> **PROVIDED MATERIAL**

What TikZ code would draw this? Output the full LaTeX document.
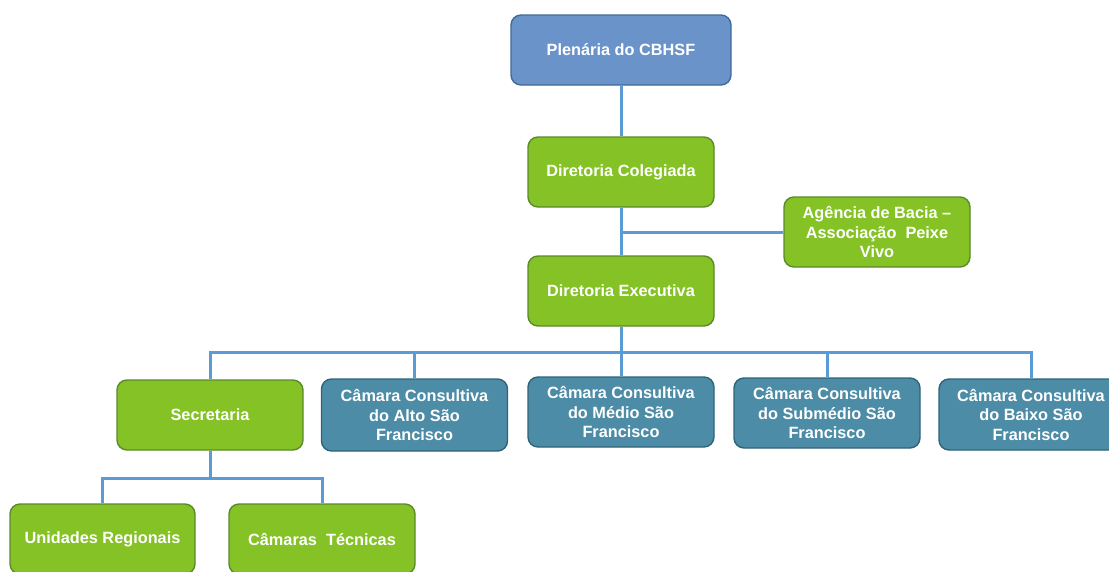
\documentclass[tikz,border=0pt]{standalone}
\usepackage{fontspec}
\setmainfont{Liberation Sans}
\definecolor{plenfill}{HTML}{6A93C9}
\definecolor{plenline}{HTML}{3F6A9C}
\definecolor{grfill}{HTML}{84C225}
\definecolor{grline}{HTML}{5A8A2A}
\definecolor{tlfill}{HTML}{4C8CA6}
\definecolor{tlline}{HTML}{2E6478}
\definecolor{conn}{HTML}{5B9BD5}
\tikzset{
  box/.style={rounded corners=10pt, line width=1.4pt, minimum width=186pt, minimum height=70pt,
    text=white, font=\fontsize{16.3}{19.5}\selectfont\bfseries, align=center, inner sep=2pt},
  topbox/.style={box, fill=plenfill, draw=plenline, minimum width=220pt},
  greenbox/.style={box, fill=grfill, draw=grline},
  tealbox/.style={box, fill=tlfill, draw=tlline},
  link/.style={draw=conn, line width=3pt}
}
\begin{document}
\begin{tikzpicture}[x=1pt,y=-1pt]
\useasboundingbox (0,0) rectangle (1109,571);
\clip (0,0) rectangle (1109,571);
\node[topbox] (plen) at (621,50) {Plenária do CBHSF};
\node[greenbox] (coleg) at (621,172) {Diretoria Colegiada};
\node[greenbox] (agen) at (877,232) {Agência de Bacia --\\Associação\ \ Peixe\\Vivo};
\node[greenbox] (exec) at (621,291) {Diretoria Executiva};
\node[greenbox] (sec) at (210,415) {Secretaria};
\node[tealbox, minimum height=72pt] (alto) at (414.5,415) {Câmara Consultiva\\do Alto São\\Francisco};
\node[tealbox] (medio) at (621,412) {Câmara Consultiva\\do Médio São\\Francisco};
\node[tealbox] (subm) at (827,413) {Câmara Consultiva\\do Submédio São\\Francisco};
\node[tealbox, minimum width=184pt, minimum height=71pt] (baixo) at (1031,414.5) {Câmara Consultiva\\do Baixo São\\Francisco};
\node[greenbox, minimum width=185pt] (unid) at (102.5,539) {Unidades Regionais};
\node[greenbox] (tec) at (322,539) {Câmaras\ \ Técnicas};
\coordinate (bus) at (621,352);
\coordinate (bus2) at (210,478);
\path[link] (plen) -- (coleg);
\path[link] (coleg) -- (exec);
\path[link] (coleg.south |- agen.west) -- (agen.west);
\path[link] (exec.south) -- (bus);
\path[link] (sec.north) |- (bus) -| (baixo.north);
\path[link] (alto.north) -- (alto.north |- bus);
\path[link] (medio.north) -- (bus);
\path[link] (subm.north) -- (subm.north |- bus);
\path[link] (sec.south) -- (bus2);
\path[link] (unid.north) |- (bus2) -| (tec.north);
\end{tikzpicture}
\end{document}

> **WRITTEN TASK**
Without the pictures, retype the whole of the material above exactly.

> **OUTPUT OF THE TASK**
What TikZ code would draw this? Output the full LaTeX document.
\documentclass[tikz,border=0pt]{standalone}
\usepackage{fontspec}
\setmainfont{Liberation Sans}
\definecolor{plenfill}{HTML}{6A93C9}
\definecolor{plenline}{HTML}{3F6A9C}
\definecolor{grfill}{HTML}{84C225}
\definecolor{grline}{HTML}{5A8A2A}
\definecolor{tlfill}{HTML}{4C8CA6}
\definecolor{tlline}{HTML}{2E6478}
\definecolor{conn}{HTML}{5B9BD5}
\tikzset{
  box/.style={rounded corners=10pt, line width=1.4pt, minimum width=186pt, minimum height=70pt,
    text=white, font=\fontsize{16.3}{19.5}\selectfont\bfseries, align=center, inner sep=2pt},
  topbox/.style={box, fill=plenfill, draw=plenline, minimum width=220pt},
  greenbox/.style={box, fill=grfill, draw=grline},
  tealbox/.style={box, fill=tlfill, draw=tlline},
  link/.style={draw=conn, line width=3pt}
}
\begin{document}
\begin{tikzpicture}[x=1pt,y=-1pt]
\useasboundingbox (0,0) rectangle (1109,571);
\clip (0,0) rectangle (1109,571);
\node[topbox] (plen) at (621,50) {Plenária do CBHSF};
\node[greenbox] (coleg) at (621,172) {Diretoria Colegiada};
\node[greenbox] (agen) at (877,232) {Agência de Bacia --\\Associação\ \ Peixe\\Vivo};
\node[greenbox] (exec) at (621,291) {Diretoria Executiva};
\node[greenbox] (sec) at (210,415) {Secretaria};
\node[tealbox, minimum height=72pt] (alto) at (414.5,415) {Câmara Consultiva\\do Alto São\\Francisco};
\node[tealbox] (medio) at (621,412) {Câmara Consultiva\\do Médio São\\Francisco};
\node[tealbox] (subm) at (827,413) {Câmara Consultiva\\do Submédio São\\Francisco};
\node[tealbox, minimum width=184pt, minimum height=71pt] (baixo) at (1031,414.5) {Câmara Consultiva\\do Baixo São\\Francisco};
\node[greenbox, minimum width=185pt] (unid) at (102.5,539) {Unidades Regionais};
\node[greenbox] (tec) at (322,539) {Câmaras\ \ Técnicas};
\coordinate (bus) at (621,352);
\coordinate (bus2) at (210,478);
\path[link] (plen) -- (coleg);
\path[link] (coleg) -- (exec);
\path[link] (coleg.south |- agen.west) -- (agen.west);
\path[link] (exec.south) -- (bus);
\path[link] (sec.north) |- (bus) -| (baixo.north);
\path[link] (alto.north) -- (alto.north |- bus);
\path[link] (medio.north) -- (bus);
\path[link] (subm.north) -- (subm.north |- bus);
\path[link] (sec.south) -- (bus2);
\path[link] (unid.north) |- (bus2) -| (tec.north);
\end{tikzpicture}
\end{document}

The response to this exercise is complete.